March
24, 2023
An
American contractor was killed and five U.S. troops and a second U.S.
contractor were wounded when a suspected Iranian-linked drone attacked a
coalition military base in northeast Syria late Thursday, the Pentagon said in
a statement.
The
Pentagon said it launched retaliatory airstrikes on facilities used by groups
affiliated with Iran's Islamic Revolutionary Guard Corps.
"As
President Biden has made clear, we will take all necessary measures to defend
our people and will always respond at a time and place of our choosing. No
group will strike our troops with impunity," U.S. Defense Secretary Lloyd
Austin said in a separate statement. He said the airstrikes were a response to
Thursday's attack as well as a series of recent attacks that have targeted
coalition forces in Syria.
There
was no immediate reaction from Iran's government. Iran’s diplomatic mission to
the United Nations did not immediately respond to a request for comment.
The
Syrian Observatory for Human Rights, a London-based war monitoring group, said
the U.S. airstrikes killed eight pro-Iranian fighters in Syria.
Austin
said in his statement that two of the wounded U.S. service members were treated
at the base. The three additional service members and the American contractor
were evacuated to medical facilities in neighboring Iraq.
There
are about 900 U.S. troops and an unknown number of American military contractors
in Syria, a presence that is maintained to apply pressure to the remnants of
the Islamic State militant group and to try to limit Iran's influence in Syria.
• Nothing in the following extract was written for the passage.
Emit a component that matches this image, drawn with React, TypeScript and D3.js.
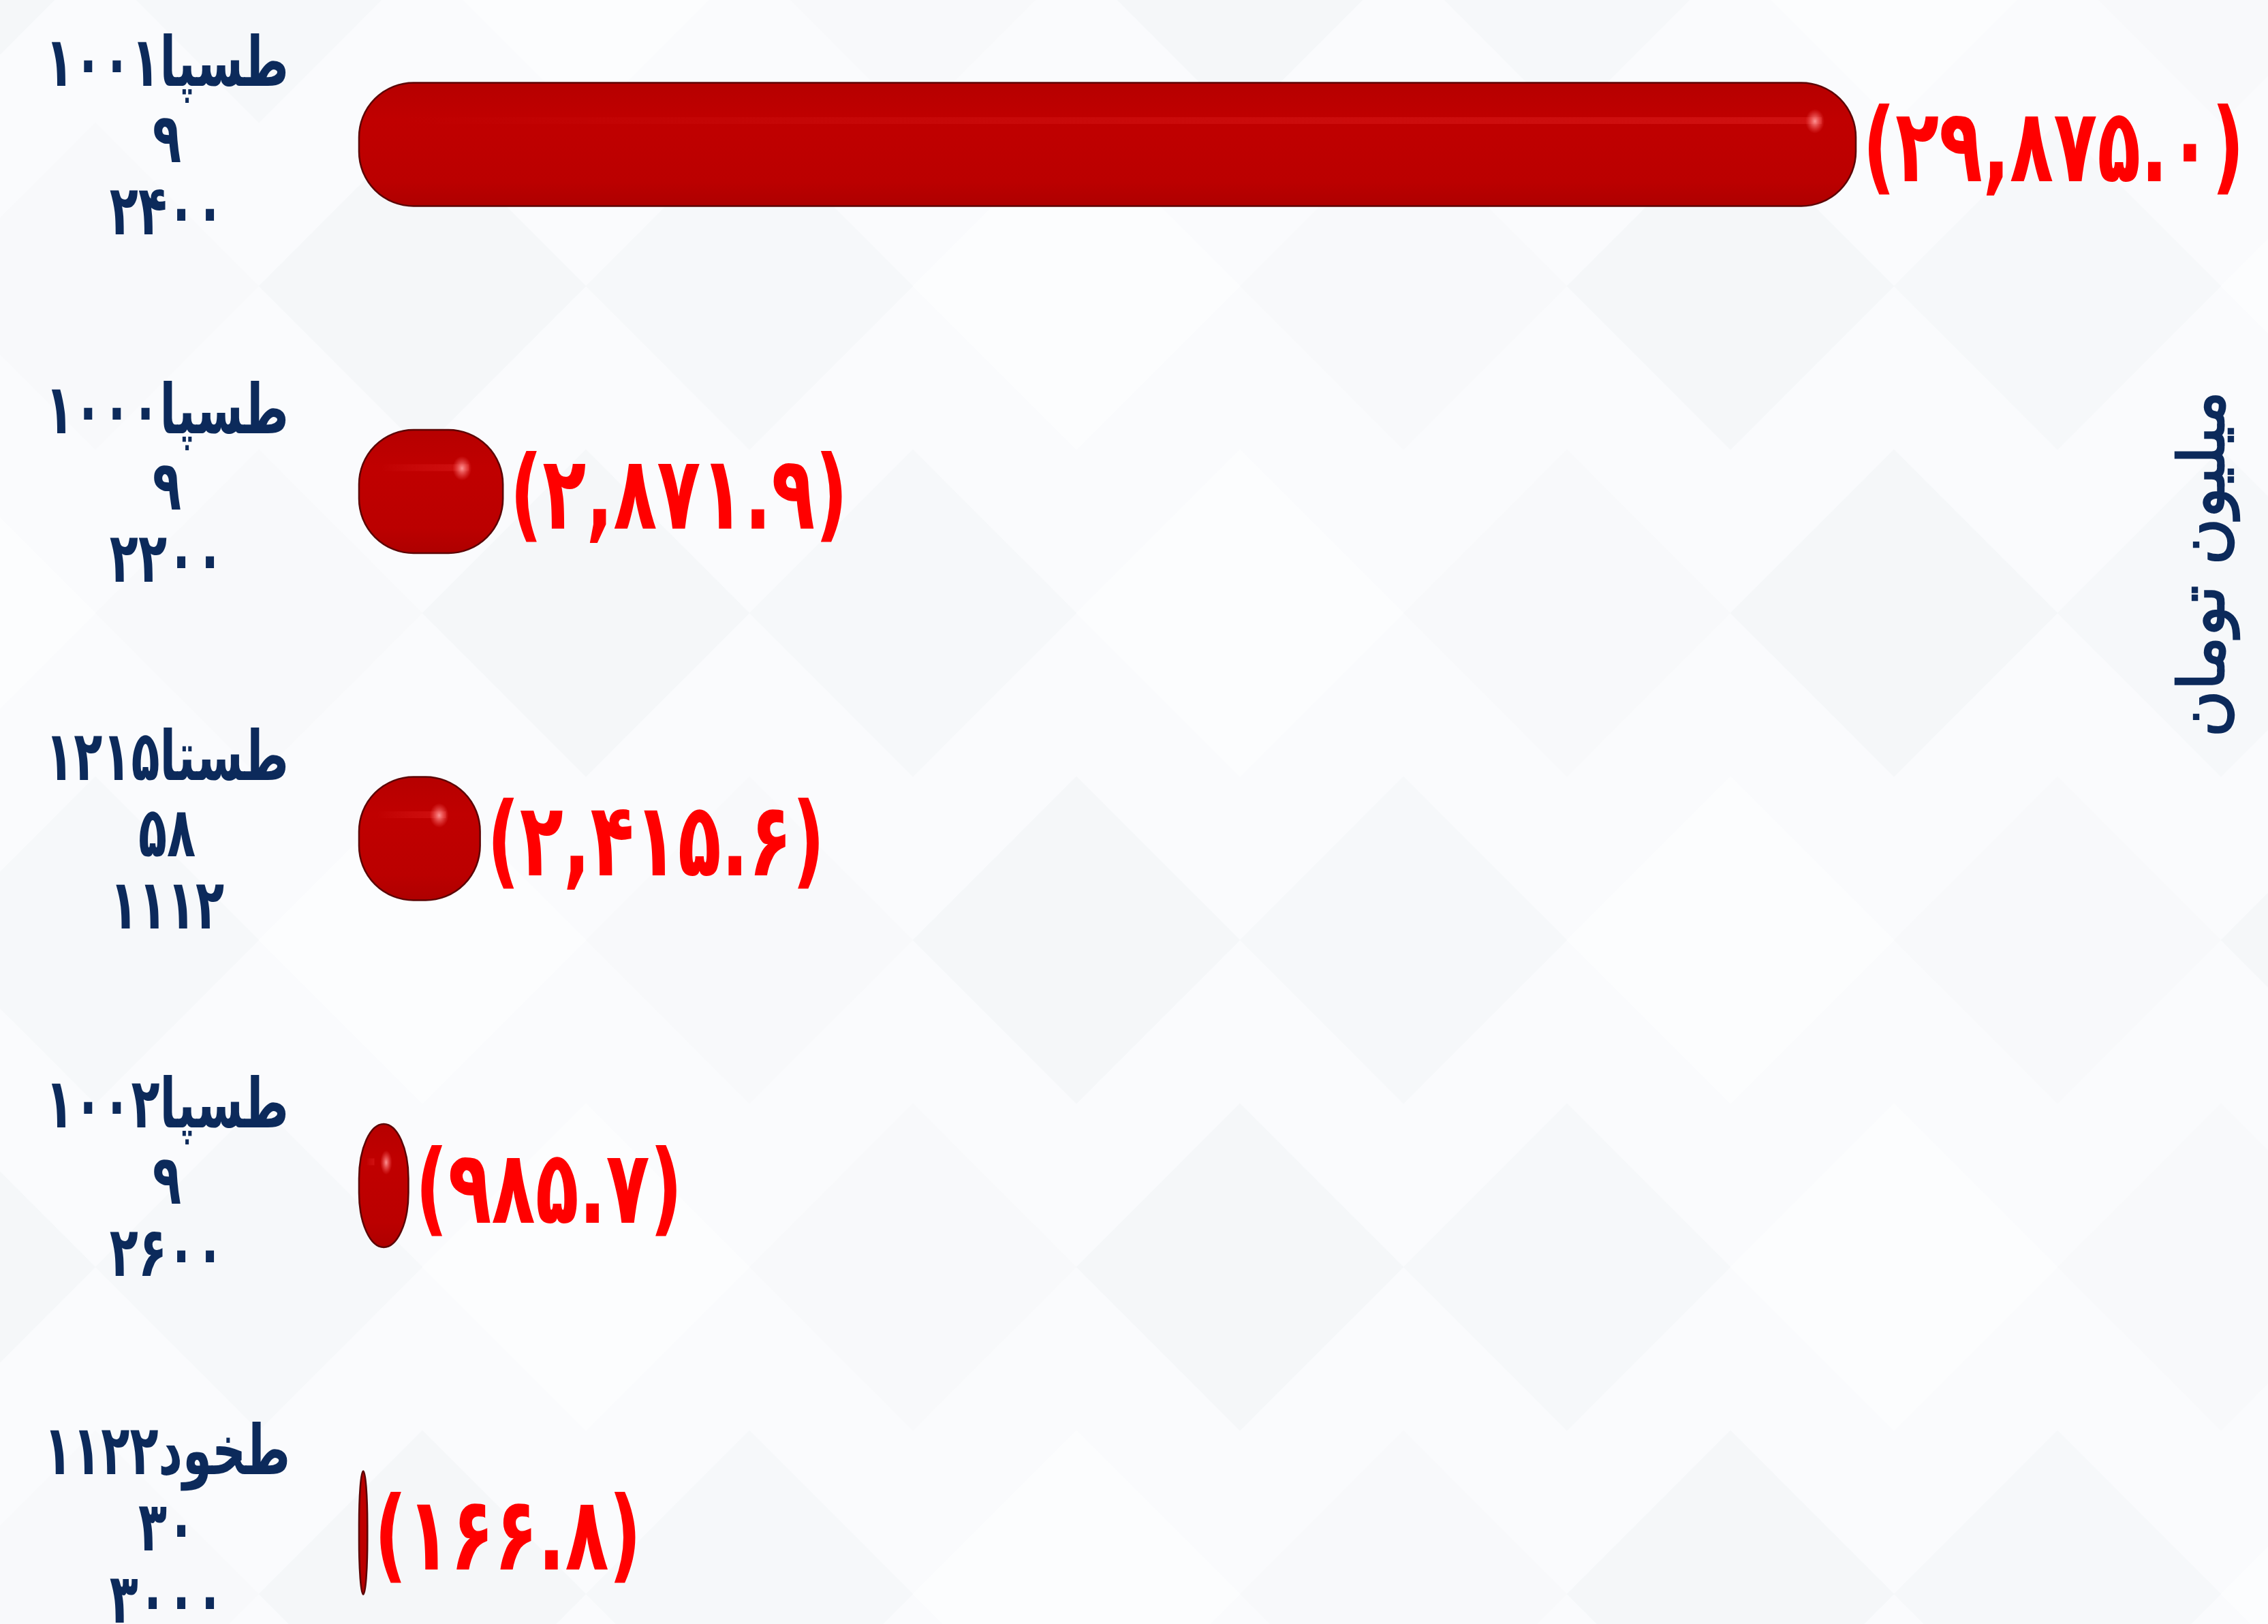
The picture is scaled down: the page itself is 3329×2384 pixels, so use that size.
import React from 'react';
import * as d3 from 'd3';

// دسته ها (سه سطری) و مقادیر به میلیون تومان
const symbols = ['طسپا۱۰۰۱', 'طسپا۱۰۰۰', 'طستا۱۲۱۵', 'طسپا۱۰۰۲', 'طخود۱۱۲۲'];
const strikes = ['۹', '۹', '۵۸', '۹', '۳۰'];
const prices = ['۲۴۰۰', '۲۲۰۰', '۱۱۱۲', '۲۶۰۰', '۳۰۰۰'];
const values = [29875.0, 2871.9, 2415.6, 985.7, 166.8];
const axisTitle = 'میلیون تومان';

const W = 3329, H = 2384;
const margin = { top: 212, bottom: 134, left: 527, right: 605 };
const barH = 181;

const toFa = (s: string) => s.replace(/\d/g, d => '۰۱۲۳۴۵۶۷۸۹'[+d]);
const fmt = (v: number) => '(' + toFa(d3.format(',.1f')(v)) + ')';

export default function App() {
  const x = d3.scaleLinear().domain([0, 29875]).range([margin.left, W - margin.right]);
  const y = d3.scalePoint<string>().domain(symbols).range([margin.top, H - margin.bottom]);

  // کاشی های لوزی پس زمینه
  const tiles: { cx: number; cy: number; k: number }[] = [];
  d3.range(-1, 8).forEach(i => d3.range(-1, 6).forEach(j => {
    tiles.push({ cx: i * 480 + (j % 2) * 240 - 100, cy: j * 480 - 60, k: (i * 3 + j * 5) % 4 });
  }));
  const tileFill = ['#f5f7f9', '#f8f9fb', '#fcfdfe', '#f6f8fa'];

  return (
    <svg width={W} height={H} style={{ position: 'absolute', left: 0, top: 0, display: 'block' }}>
      <defs>
        <linearGradient id="barG" x1="0" y1="0" x2="0" y2="1">
          <stop offset="0" stopColor="#b60000" />
          <stop offset="0.3" stopColor="#c00000" />
          <stop offset="0.8" stopColor="#bb0000" />
          <stop offset="1" stopColor="#ae0000" />
        </linearGradient>
        <radialGradient id="hl">
          <stop offset="0" stopColor="#ff9a9a" stopOpacity="0.95" />
          <stop offset="1" stopColor="#ff6060" stopOpacity="0" />
        </radialGradient>
        <linearGradient id="streak" x1="0" y1="0" x2="1" y2="0">
          <stop offset="0" stopColor="#ff5050" stopOpacity="0" />
          <stop offset="0.5" stopColor="#ff4040" stopOpacity="0.15" />
          <stop offset="1" stopColor="#ff4040" stopOpacity="0.25" />
        </linearGradient>
      </defs>
      <rect width={W} height={H} fill="#fafbfd" />
      <g>
        {tiles.map((t, i) => (
          <rect key={i} x={t.cx - 170} y={t.cy - 170} width={340} height={340}
            fill={tileFill[t.k]} transform={`rotate(45 ${t.cx} ${t.cy})`} />
        ))}
      </g>

      {symbols.map((s, i) => {
        const cy = y(s)!;
        const x0 = x(0), x1 = x(values[i]);
        const w = x1 - x0;
        const rx = Math.min(80, w / 2);
        return (
          <g key={s}>
            <rect x={x0} y={cy - barH / 2} width={w} height={barH} rx={rx} ry={80}
              fill="url(#barG)" stroke="#5c0505" strokeWidth={2.5} />
            {w > 40 && (
              <rect x={x0 + Math.min(60, w * 0.15)} y={cy - 40} width={Math.max(0, w - Math.min(60, w * 0.15) - 50)} height={10}
                fill="url(#streak)" />
            )}
            {w > 30 && <ellipse cx={x1 - Math.min(60, w * 0.45)} cy={cy - 34} rx={Math.min(14, w * 0.12)} ry={18} fill="url(#hl)" />}
            <text transform={`translate(${x1 + 10},${cy}) scale(0.84,1.2)`} dy="0.36em" fill="#ff0000"
              fontFamily="DejaVu Sans" fontWeight="bold" fontSize={125} direction="ltr">{fmt(values[i])}</text>
            <g fill="#0c2a5b" fontFamily="DejaVu Sans" fontWeight="bold" fontSize={92} textAnchor="middle">
              <text transform={`translate(245,${cy - 122}) scale(0.75,1.1)`} dy="0.36em" direction="rtl">{s}</text>
              <text transform={`translate(245,${cy - 10}) scale(0.75,1.1)`} dy="0.36em">{strikes[i]}</text>
              <text transform={`translate(245,${cy + 96}) scale(0.75,1.1)`} dy="0.36em">{prices[i]}</text>
            </g>
          </g>
        );
      })}

      <text transform={`translate(3230,828) rotate(-90)`} textAnchor="middle" dy="0.36em"
        fill="#0c2a5b" stroke="#0c2a5b" strokeWidth={2.5} fontFamily="DejaVu Sans" fontSize={94}
        direction="rtl">{axisTitle}</text>
    </svg>
  );
}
It is not the first time President Joe Biden has authorized strikes against
pro-Iranian fighters in Syria.
Biden's
first military action as president, in late February 2021, was to order
airstrikes against Iranian-backed militias in Syria in response to attacks on
U.S. and coalition military personnel in Iraq. Iranian proxy groups have been
launching attacks on U.S. troops in Syria and Iraq for several years, but the
pace escalated after an American drone strike in January 2020 killed Maj. Gen.
Qasem Soleimani, a top Iranian commander, while he was in Baghdad visiting with
senior Iraqi security officials.
The
U.S. Congress is considering repealing bills from 1991 and 2002 that allowed
for the use of force against Iraq's government during the Iraq War, the 20th
anniversary of which was marked Monday. This bill is known as the authorization
of military force, or AUMF. Some lawmakers also want to repeal or update a
separate 2001 AUMF that sprung from President George W. Bush's "global war
on terror" and the invasion of Afghanistan after 9/11. That 2001
authorization has been stretched to allow the U.S. to target militant groups in
Syria, Pakistan, the Philippines and beyond.